Wie kommen Sie mit der Maskenpflicht zurecht?
Eigentlich ganz gut, weil ich sie für wichtig halte. Und ich lese sehr ungern von den Lippen ab, weil es erstens zu anstrengend ist und man zweitens nur maximal 30 Prozent des Gesagten erfassen kann. Ich lese nur im Notfall ab, da es nur einseitig aktive Kommunikation ist und ich der Meinung bin, dass sich für eine gelungene Kommunikation beide Seiten aktiv beteiligen sollen. Wenn jemand mit Maske mit mir kommuniziert, bitte ich die Person oft, die Maske abzunehmen, damit ich Mimik und Mundbild wahrnehmen kann, weil mir das beim Verstehen hilft, aber das ist kein Lippenlesen. Leider merke ich oft nicht, wenn jemand mit Maske zu mir spricht, dann denkt derjenige oft, ich ignoriere ihn absichtlich, was natürlich nicht stimmt. Dann muss ich darauf hinweisen, dass ich nichts höre und dass die Menschen mich antippen sollen, damit ich reagieren kann.

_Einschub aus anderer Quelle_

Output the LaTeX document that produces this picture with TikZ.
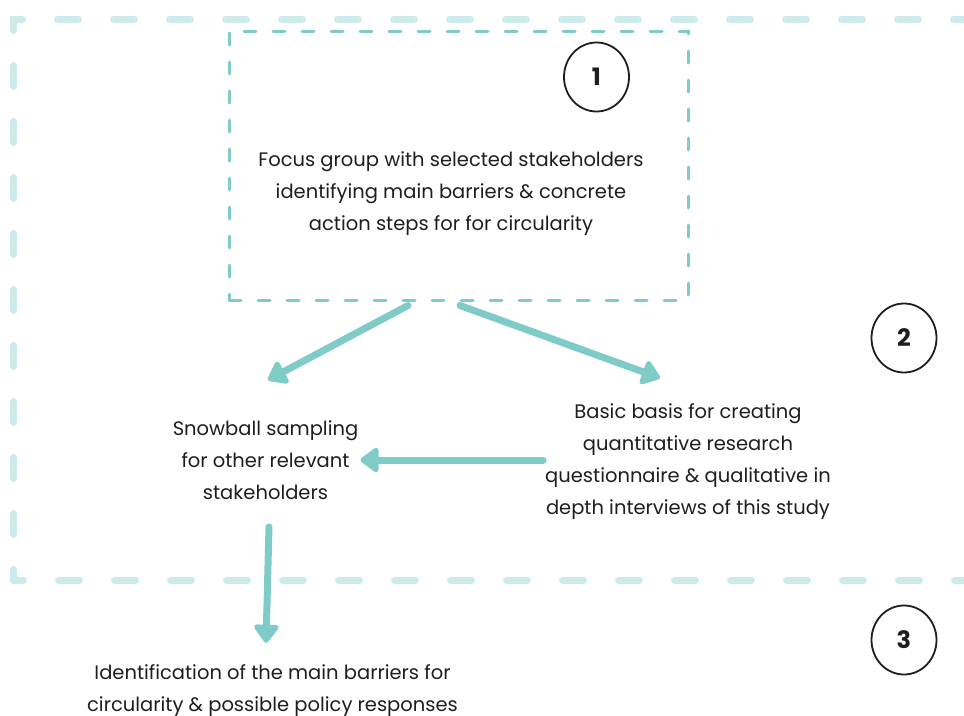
\documentclass[tikz,border=0pt]{standalone}
\usepackage{fontspec}
\setmainfont{Poppins}
\usepackage{tikz}
\usetikzlibrary{arrows.meta,positioning,shapes.geometric,calc}
\definecolor{flowteal}{HTML}{7FCBC8}
\definecolor{paleteal}{HTML}{CDEBEA}
\definecolor{inkgrey}{HTML}{1E1E1E}

\tikzset{
  stagering/.style={draw=inkgrey,line width=1.8pt,ellipse,minimum width=65pt,minimum height=69pt,inner sep=0pt,text=inkgrey,font=\fontsize{24}{24}\selectfont\bfseries},
  flowtext/.style={align=center,inner sep=2pt,text=inkgrey,font=\fontsize{19.5}{32}\selectfont},
  focusframe/.style={draw=flowteal,line width=3pt,line cap=round,dash pattern=on 12pt off 17pt,minimum width=459pt,minimum height=269pt,inner sep=0pt},
  stageframe/.style={draw=paleteal,line width=7pt,line cap=round,dash pattern=on 21pt off 35pt,dash phase=10.5pt},
  flowarrow/.style={flowteal,line width=7pt,line cap=round,-{Triangle[round,length=20pt,width=28pt]}},
}

\begin{document}
\begin{tikzpicture}[x=1pt,y=-1pt]
  \useasboundingbox (0,0) rectangle (964,715);
  % open frame round stages 1 and 2
  \draw[stageframe] (13,580) -- (13,19) -- (980,19);
  \draw[stageframe] (13,580) -- (980,580);
  % focus group box
  \node[focusframe] (focus) at (458.5,165.5) {};
  \node[flowtext] (focustext) at (451,194) {Focus group with selected stakeholders\\identifying main barriers \& concrete\\action steps for for circularity};
  % stage numbers
  \node[stagering] (one) at (596.5,77) {1};
  \node[stagering] (two) at (904,338) {2};
  \node[stagering] (three) at (904,640) {3};
  % outcomes
  \node[flowtext] (snowball) at (265.5,460) {Snowball sampling\\for other relevant\\stakeholders};
  \node[flowtext] (basis) at (688,462) {Basic basis for creating\\quantitative research\\questionnaire \& qualitative in\\depth interviews of this study};
  \node[flowtext] (ident) at (272.5,691) {Identification of the main barriers for\\circularity \& possible policy responses};
  % arrows
  \coordinate (snowtip) at (268,380);
  \coordinate (basistip) at (660,378);
  \draw[flowarrow] ([xshift=-50.5pt,yshift=-4pt]focus.south) -- (snowtip);
  \draw[flowarrow] ([xshift=1.5pt,yshift=-4pt]focus.south) -- (basistip);
  \draw[flowarrow] ([yshift=2pt]basis.west) -- ([yshift=2pt]basis.west -| snowball.east);
  \draw[flowarrow] (269,527) -- ([xshift=-6.5pt,yshift=20pt]ident.north);
\end{tikzpicture}
\end{document}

Was wünschen Sie sich von der UDE?
Dass sie sich mehr für Offenheit, Vielfalt und Toleranz einsetzt und dies auch öffentlich präsentiert und betont: Zum Beispiel mit Untertiteln in Videos, aber auch generell mit mehr Austauschprogrammen für Menschen mit Behinderung. Dass unsere Bedürfnisse stärker berücksichtigt werden und sich die Uni modernisiert – im Denken und von der Ausstattung her. Da sehe ich noch zu viele Barrieren. Es ist wichtig, dass Dozierende – oder grundsätzlich alle – über das Thema Taubheit aufgeklärt werden und wissen, wie sie mit Tauben Menschen umgehen können. Wir sind zwar eine Minderheitsgruppe, aber das ist eben Vielfalt.
* Als ‚Taub‘ mit großem ‚T‘ bezeichnen sich viele nicht hörende Menschen – unabhängig davon, ob sie taub, resthörig oder schwerhörig sind. Sie unterstreichen damit, dass sie Taubheit nicht als Defizit ansehen.